| > The complexity of the formula and the "striking features" of the graph only demonstrate that operations defined in one base (AND is nothing but multiplication in base 2) may behave in complex and non obvious ways in other bases. I'd go a little further: the complexity of the formula only demonstrates that trying to fit a square peg (bitwise boolean algebra) into a round hole (numeric algebra) can cause things to get complicated. In particular, the author seems to think that "math" means "numbers": > the AND function is in fact mathematically non-trivial: > The mathematical equivalent of AND > Now, if you find that function dreadful — I am with you. When I first wrote it down, I found it both complicated and unhelpful; after formulating it, my mind was no closer to understanding the kind of pattern the AND function followed, if any. > Ignoring the complex math formula above, we can still find a number of interesting properties regarding the AND function. This implies that bitwise boolean algebra is somehow 'not math', and the complex formula somehow 'is math'. In fact math can deal with anything that's precisely defined, and includes fields like geometry, topology, logic, category theory, universal algebra, set theory, type theory, etc. which aren't particularly related to numbers. Whilst we could represent, say, logic, using a numerical formula (e.g. based on Goedel numbers) it's usually the wrong thing to do ;) I think this may be a side-effect of the poor state of math education; i.e. we're taught to perform numerical calculations and not much else. :( |
AND is not multiplication in base 2 :)
The point of the article was to make sense of the apparent complicatedness of the math formula through nice visuals that help humans understand what AND does number-wise.

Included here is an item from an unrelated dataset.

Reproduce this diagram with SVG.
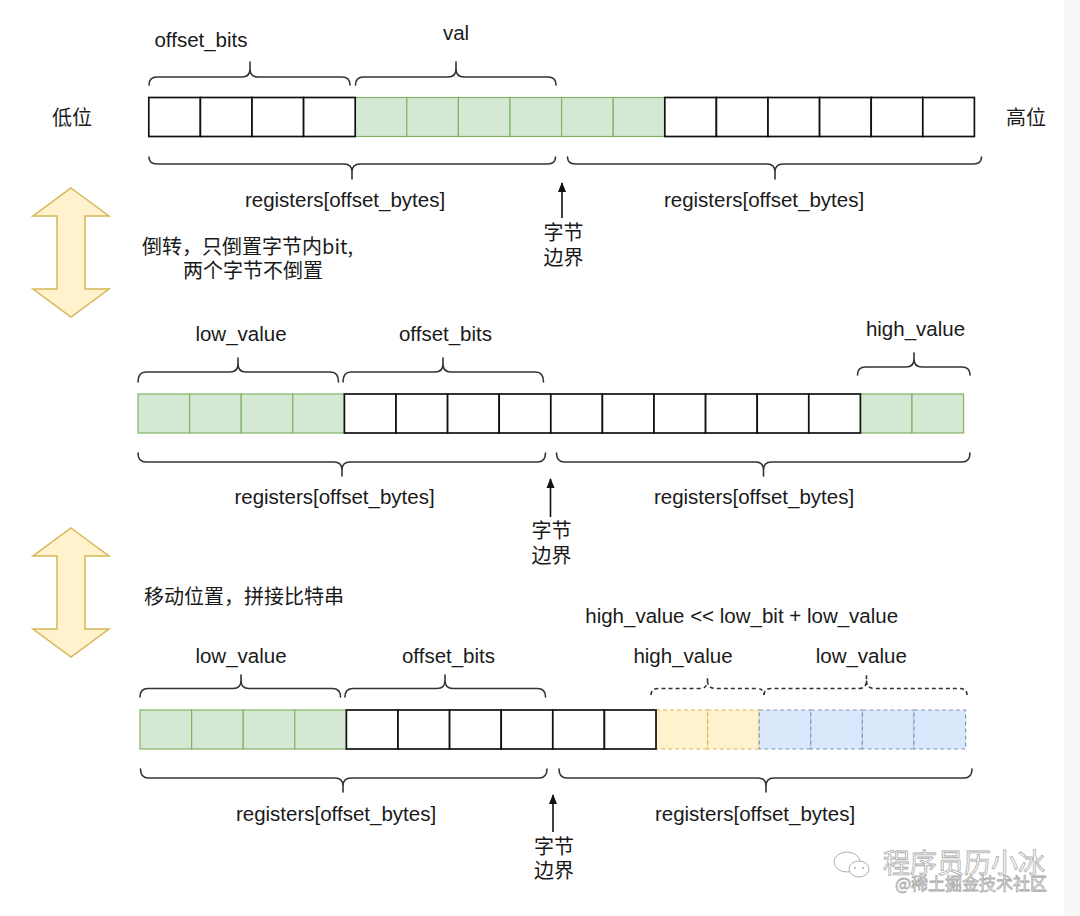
<svg xmlns="http://www.w3.org/2000/svg" width="1080" height="916" viewBox="0 0 1080 916">
<defs>
<style>
.bg{fill:#ffffff}
.w{fill:#ffffff;stroke:#111;stroke-width:1.7}
.g{fill:#d5e8d4;stroke:#82b366;stroke-width:1.2}
.y{fill:#fff2cc;stroke:#d6b656;stroke-width:1.2;stroke-dasharray:4 3}
.b{fill:#dae8fc;stroke:#8095b5;stroke-width:1.2;stroke-dasharray:4 3}
.br{fill:none;stroke:#333;stroke-width:1.6;stroke-linecap:round}
.brd{fill:none;stroke:#333;stroke-width:1.6;stroke-dasharray:4 3}
.t{font-family:"Liberation Sans",Arial,"Noto Sans CJK SC",sans-serif;font-size:20.5px;fill:#1a1a1a}
.c{font-family:"Noto Sans CJK SC","Liberation Sans",sans-serif;font-size:20px;fill:#1a1a1a}
.m{text-anchor:middle}
.dbl{fill:#fff2cc;stroke:#d6b656;stroke-width:1.5}
.con{stroke:#111;stroke-width:1.6;fill:none}
.wm{font-family:"Noto Sans CJK SC",sans-serif;fill:#ffffff;stroke:#ababab;stroke-width:0.8}
</style>
<marker id="ah" viewBox="0 0 10 10" refX="9" refY="5" markerWidth="10" markerHeight="10" orient="auto" markerUnits="userSpaceOnUse">
<path d="M0,1 L10,5 L0,9 z" fill="#111"/>
</marker>
</defs>
<rect class="bg" x="0" y="0" width="1080" height="916"/>
<rect x="1064" y="0" width="16" height="916" fill="#f7f7f7"/>

<!-- Top row -->
<g id="row1">
<rect class="g" x="355.2" y="97.5" width="51.6" height="39"/>
<rect class="g" x="406.8" y="97.5" width="51.6" height="39"/>
<rect class="g" x="458.4" y="97.5" width="51.6" height="39"/>
<rect class="g" x="510" y="97.5" width="51.6" height="39"/>
<rect class="g" x="561.6" y="97.5" width="51.6" height="39"/>
<rect class="g" x="613.2" y="97.5" width="51.6" height="39"/>
<rect class="w" x="148.8" y="97.5" width="51.6" height="39"/>
<rect class="w" x="200.4" y="97.5" width="51.6" height="39"/>
<rect class="w" x="252" y="97.5" width="51.6" height="39"/>
<rect class="w" x="303.6" y="97.5" width="51.6" height="39"/>
<rect class="w" x="664.8" y="97.5" width="51.6" height="39"/>
<rect class="w" x="716.4" y="97.5" width="51.6" height="39"/>
<rect class="w" x="768" y="97.5" width="51.6" height="39"/>
<rect class="w" x="819.6" y="97.5" width="51.6" height="39"/>
<rect class="w" x="871.2" y="97.5" width="51.6" height="39"/>
<rect class="w" x="922.8" y="97.5" width="51.6" height="39"/>
</g>
<g id="label-low"><text class="c" x="72" y="124.5" text-anchor="middle">低位</text></g>
<g id="label-high"><text class="c" x="1026" y="124.5" text-anchor="middle">高位</text></g>
<g id="r1-brace-offset"><path class="br" d="M149 85 Q149 77 157 77 H242 Q250 77 250 69 V62 M250 69 Q250 77 258 77 H342 Q350 77 350 85"/><text class="t m" x="201" y="46.5">offset_bits</text></g>
<g id="r1-brace-val"><path class="br" d="M355.5 85 Q355.5 77 363.5 77 H448 Q456 77 456 69 V62 M456 69 Q456 77 464 77 H548 Q556 77 556 85"/><text class="t m" x="456" y="40">val</text></g>
<g id="r1-brace-reg-left"><path class="br" d="M149 157 Q149 164 157 164 H344 Q352 164 352 172 V179 M352 172 Q352 164 360 164 H547.5 Q555.5 164 555.5 157"/><text class="t m" x="345" y="207">registers[offset_bytes]</text></g>
<g id="r1-brace-reg-right"><path class="br" d="M567.5 157 Q567.5 164 575.5 164 H767 Q775 164 775 172 V179 M775 172 Q775 164 783 164 H973.5 Q981.5 164 981.5 157"/><text class="t m" x="764" y="207">registers[offset_bytes]</text></g>
<g id="r1-boundary"><text class="c m"><tspan x="563.5" y="240">字节</tspan><tspan x="563.5" y="265">边界</tspan></text></g>

<!-- Double arrow 1 -->
<g id="flip-arrow"><path class="dbl" d="M71 188 L109 216 L85 216 L85 289 L109 289 L71 317 L33 289 L57 289 L57 216 L33 216 Z"/></g>
<g id="flip-note"><text class="c m"><tspan x="247.6" y="254">倒转，只倒置字节内bit,</tspan><tspan x="253" y="278">两个字节不倒置</tspan></text></g>

<!-- Middle row -->
<g id="row2">
<rect class="g" x="138" y="394" width="51.6" height="39"/>
<rect class="g" x="189.6" y="394" width="51.6" height="39"/>
<rect class="g" x="241.2" y="394" width="51.6" height="39"/>
<rect class="g" x="292.8" y="394" width="51.6" height="39"/>
<rect class="g" x="860.4" y="394" width="51.6" height="39"/>
<rect class="g" x="912" y="394" width="51.6" height="39"/>
<rect class="w" x="344.4" y="394" width="51.6" height="39"/>
<rect class="w" x="396" y="394" width="51.6" height="39"/>
<rect class="w" x="447.6" y="394" width="51.6" height="39"/>
<rect class="w" x="499.2" y="394" width="51.6" height="39"/>
<rect class="w" x="550.8" y="394" width="51.6" height="39"/>
<rect class="w" x="602.4" y="394" width="51.6" height="39"/>
<rect class="w" x="654" y="394" width="51.6" height="39"/>
<rect class="w" x="705.6" y="394" width="51.6" height="39"/>
<rect class="w" x="757.2" y="394" width="51.6" height="39"/>
<rect class="w" x="808.8" y="394" width="51.6" height="39"/>
</g>
<g id="r2-brace-low"><path class="br" d="M138 382 Q138 372 146 372 H230 Q238 372 238 364 V358 M238 364 Q238 372 246 372 H330.5 Q338.5 372 338.5 382"/><text class="t m" x="241" y="341">low_value</text></g>
<g id="r2-brace-offset"><path class="br" d="M343 382 Q343 372 351 372 H435 Q443 372 443 364 V358 M443 364 Q443 372 451 372 H535.5 Q543.5 372 543.5 382"/><text class="t m" x="445.5" y="341">offset_bits</text></g>
<g id="r2-brace-high"><path class="br" d="M857.5 375 Q857.5 367 865.5 367 H906 Q914 367 914 359 V353 M914 359 Q914 367 922 367 H962 Q970 367 970 375"/><text class="t m" x="915.5" y="336">high_value</text></g>
<g id="r2-brace-reg-left"><path class="br" d="M138 453 Q138 462 146 462 H334 Q342 462 342 470 V476 M342 470 Q342 462 350 462 H537.5 Q545.5 462 545.5 453"/><text class="t m" x="334.5" y="504">registers[offset_bytes]</text></g>
<g id="r2-brace-reg-right"><path class="br" d="M556.5 453 Q556.5 462 564.5 462 H755.5 Q763.5 462 763.5 470 V476 M763.5 470 Q763.5 462 771.5 462 H962 Q970 462 970 453"/><text class="t m" x="754" y="504">registers[offset_bytes]</text></g>
<g id="r2-boundary"><text class="c m"><tspan x="551.5" y="537.5">字节</tspan><tspan x="551.5" y="562.5">边界</tspan></text></g>

<!-- Double arrow 2 -->
<g id="shift-arrow"><path class="dbl" d="M71 528 L109 556 L85 556 L85 629 L109 629 L71 657 L33 629 L57 629 L57 556 L33 556 Z"/></g>
<g id="shift-note"><text class="c" x="144" y="604">移动位置，拼接比特串</text></g>

<!-- Bottom row -->
<g id="row3">
<rect class="g" x="140" y="710" width="51.6" height="39"/>
<rect class="g" x="191.6" y="710" width="51.6" height="39"/>
<rect class="g" x="243.2" y="710" width="51.6" height="39"/>
<rect class="g" x="294.8" y="710" width="51.6" height="39"/>
<rect class="y" x="656" y="710" width="51.6" height="39"/>
<rect class="y" x="707.6" y="710" width="51.6" height="39"/>
<rect class="b" x="759.2" y="710" width="51.6" height="39"/>
<rect class="b" x="810.8" y="710" width="51.6" height="39"/>
<rect class="b" x="862.4" y="710" width="51.6" height="39"/>
<rect class="b" x="914" y="710" width="51.6" height="39"/>
<rect class="w" x="346.4" y="710" width="51.6" height="39"/>
<rect class="w" x="398" y="710" width="51.6" height="39"/>
<rect class="w" x="449.6" y="710" width="51.6" height="39"/>
<rect class="w" x="501.2" y="710" width="51.6" height="39"/>
<rect class="w" x="552.8" y="710" width="51.6" height="39"/>
<rect class="w" x="604.4" y="710" width="51.6" height="39"/>
</g>
<g id="formula"><text class="t m" x="741.7" y="623">high_value &lt;&lt; low_bit + low_value</text></g>
<g id="r3-brace-low"><path class="br" d="M140 697 Q140 688.5 148 688.5 H233 Q241 688.5 241 680.5 V675 M241 680.5 Q241 688.5 249 688.5 H332.5 Q340.5 688.5 340.5 697"/><text class="t m" x="241" y="662.5">low_value</text></g>
<g id="r3-brace-offset"><path class="br" d="M345 697 Q345 688.5 353 688.5 H437 Q445 688.5 445 680.5 V675 M445 680.5 Q445 688.5 453 688.5 H537.5 Q545.5 688.5 545.5 697"/><text class="t m" x="448.5" y="662.5">offset_bits</text></g>
<g id="r3-brace-high-dashed"><path class="brd" d="M651 695 Q651 688.5 659 688.5 H699.5 Q707.5 688.5 707.5 680.5 V675 M707.5 680.5 Q707.5 688.5 715.5 688.5 H756 Q764 688.5 764 695"/><text class="t m" x="683" y="662.5">high_value</text></g>
<g id="r3-brace-low-dashed"><path class="brd" d="M764 695 Q764 688.5 772 688.5 H858.5 Q866.5 688.5 866.5 680.5 V675 M866.5 680.5 Q866.5 688.5 874.5 688.5 H959 Q967 688.5 967 695"/><text class="t m" x="861.3" y="662.5">low_value</text></g>
<g id="r3-brace-reg-left"><path class="br" d="M140.5 769 Q140.5 778 148.5 778 H335 Q343 778 343 786 V792 M343 786 Q343 778 351 778 H539 Q547 778 547 769"/><text class="t m" x="336" y="821">registers[offset_bytes]</text></g>
<g id="r3-brace-reg-right"><path class="br" d="M559 769 Q559 778 567 778 H758 Q766 778 766 786 V792 M766 786 Q766 778 774 778 H964 Q972 778 972 769"/><text class="t m" x="755" y="821">registers[offset_bytes]</text></g>
<g id="r3-boundary"><text class="c m"><tspan x="554" y="853.5">字节</tspan><tspan x="554" y="877.5">边界</tspan></text></g>

<!-- Connectors -->
<g id="connectors">
<line class="con" x1="562" y1="218" x2="562" y2="183" marker-end="url(#ah)"/>
<line class="con" x1="550.5" y1="517" x2="550.5" y2="479" marker-end="url(#ah)"/>
<line class="con" x1="553" y1="832" x2="553" y2="795" marker-end="url(#ah)"/>
</g>

<!-- Watermark -->
<g id="watermark">
<ellipse cx="847" cy="862" rx="13" ry="10" fill="none" stroke="#b0b0b0" stroke-width="1"/>
<ellipse cx="859" cy="869" rx="10" ry="8" fill="#fff" stroke="#b0b0b0" stroke-width="1"/>
<circle cx="855" cy="868" r="1" fill="#b0b0b0"/><circle cx="863" cy="868" r="1" fill="#b0b0b0"/>
<text class="wm" font-size="27"><tspan x="883" y="873">程序员历小冰</tspan><tspan x="895" y="890" font-size="17">@稀土掘金技术社区</tspan></text>
</g>
</svg>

I may have used the terms math vs. numbers loosely, but this seemed to be the terms most people would understand - and a vocabulary used in other places (Wikipedia, though maybe hardly a reference?). I have tried to explain my "bit string" vs "number" approach [in this other article](https://medium.com/biffures/bits-101-120f75aeb75a#.gz4ka3t7k) if you are interested.
Really not implying that boolean algebra is not math though - and I am pretty sure this has nothing to do with the 'poor state of math education'.